I have obviously watch video tutorials for this and that but that's my point. Keep coding tutorial content is like riding a wheeled bike. You can do that, but at the moment you get yourself into the market, get a big project or something, you're lost, and doomed.

If you're a beginner which just started learning or someone who is already learning for a while, looking for your first opportunity, STOP WATCHING VIDEO TUTORIALS, NOW. This will NOT give you what you're looking for.

One of the fastest way to learn new technology is a 2 steps guide:

1 - Read the docs

2 - Code

Did you notice I didn't add a "watch a youtube tutorial for it?" Because that's not gonna get you to learn stuff, you will be just a code-parrot, at the most. Code parrot is someone that only knows how to reproduce/copy-and-paste code.
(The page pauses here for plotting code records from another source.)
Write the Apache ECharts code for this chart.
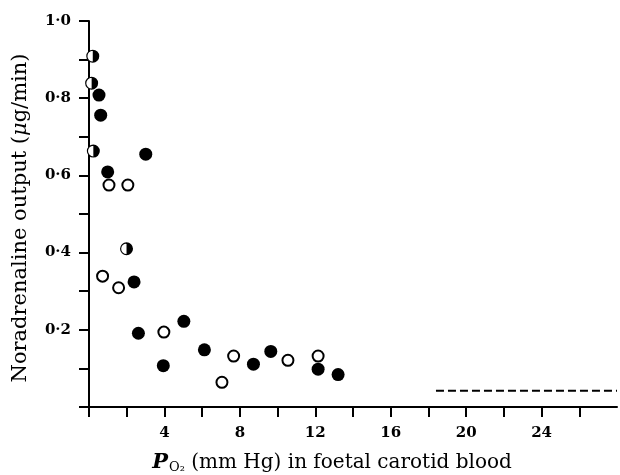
<!DOCTYPE html>
<html><head><meta charset="utf-8">
<script src="https://cdn.jsdelivr.net/npm/echarts@6/dist/echarts.min.js"></script>
<style>html,body{margin:0;padding:0;background:#fff}#c{width:620px;height:475px}</style>
</head><body><div id="c"></div>
<script>
// Data
var filledX = [0.53, 0.62, 0.99, 3.01, 2.39, 2.62, 5.03, 3.94, 6.12, 8.72, 9.64, 12.15, 13.21];
var filledY = [0.808, 0.756, 0.609, 0.655, 0.324, 0.191, 0.222, 0.107, 0.148, 0.111, 0.144, 0.098, 0.084];
var openX = [1.06, 2.06, 0.72, 1.57, 3.97, 7.67, 7.05, 10.55, 12.15];
var openY = [0.575, 0.575, 0.339, 0.309, 0.194, 0.132, 0.064, 0.121, 0.132];
var halfX = [0.2, 0.14, 0.23, 1.99];
var halfY = [0.909, 0.839, 0.663, 0.41];
var dashX = [18.4, 28];
var dashY = [0.042, 0.042];
var xTickValues = [0, 2, 4, 6, 8, 10, 12, 14, 16, 18, 20, 22, 24, 26];
var xTickLabels = ['4', '8', '12', '16', '20', '24'];
var yTickLabels = ['0·2', '0·4', '0·6', '0·8', '1·0'];

function pairs(xs, ys) { return xs.map(function (x, i) { return [x, ys[i]]; }); }

var halfPath = 'path://M0,-10 A10,10 0 0,1 0,10 Z M0,-10 A10,10 0 0,0 0,10 L0,8.2 A8.2,8.2 0 0,1 0,-8.2 Z';
var serif = '"DejaVu Serif", "Liberation Serif", serif';

var chart = echarts.init(document.getElementById('c'), null, {renderer: 'canvas'});
chart.setOption({
  backgroundColor: '#fff',
  animation: false,
  grid: {left: 89, top: 21, right: 0, bottom: 68, containLabel: false},
  xAxis: {
    type: 'value', min: 0, max: 28, interval: 2,
    axisLine: {show: true, onZero: false, lineStyle: {color: '#000', width: 2}},
    axisTick: {show: true, length: 10, customValues: xTickValues, lineStyle: {color: '#000', width: 2}},
    splitLine: {show: false},
    axisLabel: {
      margin: 19, color: '#000', fontFamily: serif, fontWeight: 'bold', fontSize: 15,
      showMinLabel: true, showMaxLabel: true,
      formatter: function (v) {
        var s = String(Math.round(v));
        return xTickLabels.indexOf(s) >= 0 ? s : '';
      }
    }
  },
  yAxis: {
    type: 'value', min: 0, max: 1.0, interval: 0.1,
    axisLine: {show: true, onZero: false, lineStyle: {color: '#000', width: 2}},
    axisTick: {show: true, length: 10, lineStyle: {color: '#000', width: 2}},
    splitLine: {show: false},
    axisLabel: {
      margin: 18, color: '#000', fontFamily: serif, fontWeight: 'bold', fontSize: 15,
      formatter: function (v) {
        var s = v.toFixed(1).replace('.', '·');
        return yTickLabels.indexOf(s) >= 0 ? s : '';
      }
    }
  },
  graphic: [
    {
      type: 'text', rotation: Math.PI / 2,
      x: 21, y: 218,
      style: {
        text: '{a|Noradrenaline output (}{i|μ}{a|g/min)}',
        align: 'center', verticalAlign: 'middle',
        rich: {
          a: {fontFamily: serif, fontSize: 21, fill: '#000'},
          i: {fontFamily: serif, fontSize: 21, fontStyle: 'italic', fill: '#000'}
        }
      }
    },
    {
      type: 'text', x: 332, y: 463,
      style: {
        text: '{i|P}{s|O₂}{a| (mm Hg) in foetal carotid blood}',
        align: 'center', verticalAlign: 'middle',
        rich: {
          a: {fontFamily: serif, fontSize: 20, fill: '#000'},
          i: {fontFamily: serif, fontSize: 21, fontStyle: 'italic', fontWeight: 'bold', fill: '#000'},
          s: {fontFamily: serif, fontSize: 13, fill: '#000', verticalAlign: 'bottom', padding: [10, 0, 0, 1]}
        }
      }
    }
  ],
  series: [
    {
      type: 'line', data: pairs(dashX, dashY), symbol: 'none', silent: true,
      lineStyle: {color: '#000', width: 2, type: [8, 4]}, z: 2
    },
    {
      type: 'scatter', data: pairs(filledX, filledY), symbol: 'circle', symbolSize: 13,
      itemStyle: {color: '#000', opacity: 1}, z: 3
    },
    {
      type: 'scatter', data: pairs(openX, openY), symbol: 'circle', symbolSize: 11,
      itemStyle: {color: '#fff', borderColor: '#000', borderWidth: 2, opacity: 1}, z: 3
    },
    {
      type: 'scatter', data: pairs(halfX, halfY), symbol: 'circle', symbolSize: 12,
      itemStyle: {color: '#fff', borderColor: '#fff', borderWidth: 0, opacity: 1}, z: 4
    },
    {
      type: 'scatter', data: pairs(halfX, halfY), symbol: halfPath, symbolSize: 13,
      itemStyle: {color: '#000', opacity: 1}, z: 5
    }
  ]
});
</script>
</body></html>
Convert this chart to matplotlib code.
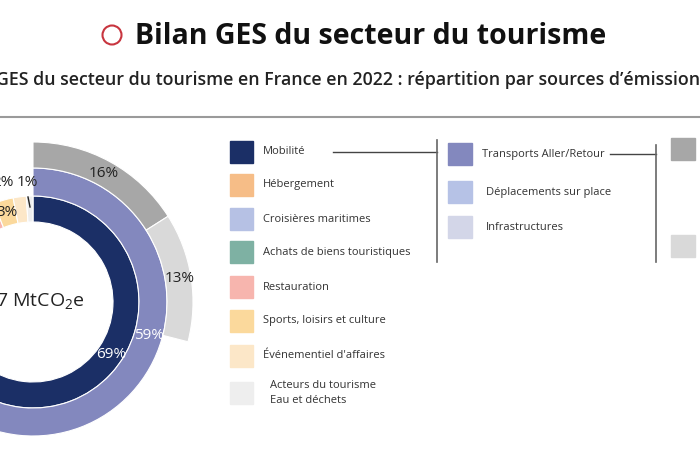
import matplotlib
matplotlib.use("Agg")
import matplotlib.pyplot as plt
from matplotlib.patches import Rectangle, Circle
import numpy as np

plt.rcParams["font.family"] = ["Open Sans", "DejaVu Sans"]
plt.rcParams["mathtext.fontset"] = "custom"
plt.rcParams["mathtext.rm"] = "Open Sans"

# inner ring: emission sources (share of total, %)
sources = [
    "Mobilité",
    "Hébergement",
    "Croisières maritimes",
    "Achats de biens touristiques",
    "Restauration",
    "Sports, loisirs et culture",
    "Événementiel d'affaires",
    "Acteurs du tourisme\nEau et déchets",
]
source_pct = [69, 6, 2, 12, 5, 3, 2, 1]
source_colors = ["#1b2f66", "#f6bd87", "#b6c1e4", "#7eb1a3",
                 "#f7b5ae", "#fbd99c", "#fce7c8", "#eeeeee"]

# middle ring: mobility breakdown
mobility = ["Transports Aller/Retour", "Déplacements sur place", "Infrastructures"]
mobility_pct = [59, 7, 3]
mobility_colors = ["#8388be", "#b6c2e6", "#d3d6e8"]

# outer ring: breakdown of round trips (only two parts shown)
trips_pct = [16, 13]
trips_colors = ["#a7a7a7", "#d9d9d9"]

total_label = "97 MtCO$_2$e"

W, H = 700, 450
fig = plt.figure(figsize=(7, 4.5), dpi=100)

# donut axes: data units = pixels, centre at (33, 302) from top
cx, cy = 33, H - 302
ax = fig.add_axes([(cx - 200) / W, (cy - 200) / H, 400 / W, 400 / H])
r_hole, r_in, r_mid, r_out = 80, 106, 134, 160


def ring(values, colors, r, width, total=100):
    vals = list(values)
    cols = list(colors)
    if sum(vals) < total:
        vals.append(total - sum(vals))
        cols.append("none")
    wedges, _ = ax.pie(vals, radius=r, colors=cols, startangle=90,
                       counterclock=False, normalize=True,
                       wedgeprops=dict(width=width, edgecolor="white", linewidth=0.8))
    if cols[-1] == "none":
        wedges[-1].set_edgecolor("none")
    return wedges


ring(source_pct, source_colors, r_in, r_in - r_hole)
ring(mobility_pct, mobility_colors, r_mid, r_mid - r_in)
ring(trips_pct, trips_colors, r_out, r_out - r_mid)


def mid_angle(values, i):
    start = 90 - 3.6 * sum(values[:i])
    return np.deg2rad(start - 1.8 * values[i])


def label(values, i, r, color, **kw):
    a = mid_angle(values, i)
    ax.text(r * np.cos(a), r * np.sin(a), f"{values[i]}%", color=color,
            ha="center", va="center", fontsize=11, **kw)


label(source_pct, 0, 94, "white")
label(mobility_pct, 0, 121, "white")
label(trips_pct, 0, 147, "#222222")
label(trips_pct, 1, 148, "#222222")

# small slices labelled outside / by hand
ax.text(-6, 119, f"{source_pct[7]}%", ha="center", va="center", fontsize=11, color="#222222")
ax.plot([-5, -3], [105, 95], color="#222222", lw=1)
ax.text(-30, 119, f"{source_pct[6]}%", ha="center", va="center", fontsize=11, color="#222222")
ax.text(-26, 89, f"{source_pct[5]}%", ha="center", va="center", fontsize=11, color="#222222")

ax.text(2, 0, total_label, ha="center", va="center", fontsize=14, color="#222222")
ax.set_xlim(-200, 200)
ax.set_ylim(-200, 200)
ax.set_aspect("auto")
ax.axis("off")

# overlay axes in pixel coordinates for titles and legend
ov = fig.add_axes([0, 0, 1, 1], zorder=-1)
ov.set_xlim(0, W)
ov.set_ylim(H, 0)
ov.axis("off")

ov.add_patch(Circle((112, 35), 9.5, fill=False, edgecolor="#c8353f", lw=1.5))
ov.text(135, 36, "Bilan GES du secteur du tourisme", fontsize=20.5,
        fontweight="bold", ha="left", va="center", color="#111111")
ov.text(-4, 80, "GES du secteur du tourisme en France en 2022 : répartition par sources d’émissions",
        fontsize=12.8, fontweight="semibold", ha="left", va="center", color="#222222")
ov.plot([0, W], [117, 117], color="#9a9a9a", lw=1.5)

# legend column 1
rows1 = [152, 185, 219, 252, 287, 321, 356, 393]
for name, col, y in zip(sources, source_colors, rows1):
    ov.add_patch(Rectangle((230, y - 11), 23, 22, color=col))
    x = 270 if "\n" in name else 263
    ov.text(x, y, name, fontsize=8, ha="left", va="center", color="#333333",
            linespacing=1.5)

ov.plot([333, 437], [152, 152], color="#444444", lw=1)
ov.plot([437, 437], [140, 262], color="#666666", lw=1.2)

# legend column 2
rows2 = [154, 192, 227]
for j, (name, col, y) in enumerate(zip(mobility, mobility_colors, rows2)):
    ov.add_patch(Rectangle((448, y - 11), 24, 22, color=col))
    ov.text(482 if j == 0 else 486, y, name, fontsize=8, ha="left", va="center",
            color="#333333")

ov.plot([610, 656], [154, 154], color="#444444", lw=1)
ov.plot([656, 656], [145, 262], color="#666666", lw=1.2)

# legend column 3 (labels cropped off)
for col, y in zip(trips_colors, [149, 246]):
    ov.add_patch(Rectangle((671, y - 11), 24, 22, color=col))

fig.savefig("out.png", dpi=100)
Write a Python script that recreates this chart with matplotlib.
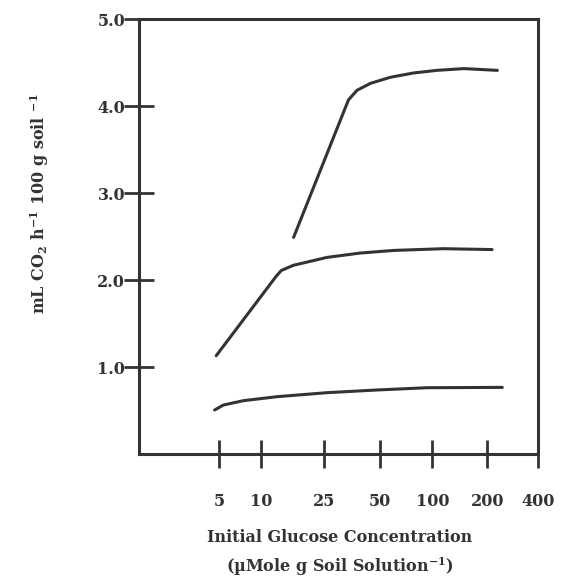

To get a job you must know some answers and those answers are only given to you when you practice, when you try to code and debug why the heck it is not working, and keep digging the problem and the internet about it until you finally solve that issue, and my friend, that is the precise moment where you learn the most.

And it doesn't really matter "what to code".

Oh Rômulo, but I have no ideas, how can I start?

It doesn't really matter what you will code, don't expect you're build a world saving startup on your first projects, as a matter of fact, you should even delete that code after you're done with it. Just keep coding, useless stuff, that's how you practice.

So this is my advice to you, stop copying and pasting tutorial's code from youtube, start creating your own code, from the scratch, and if you're out of ideas on what to create, why don't you help open-source projects, libraries? That might even get you that job you're looking for, or at least some real-world experience to leverage the next interview ;)

There's this tag about open-source issues which is "good-first-contribution". That's usually issues easy to solve and help you get started with some real-world coding challenges, that's gonna get you to the next level quickly.

It's time to put your wheeled bike aside and get yourself into the real world, shall we?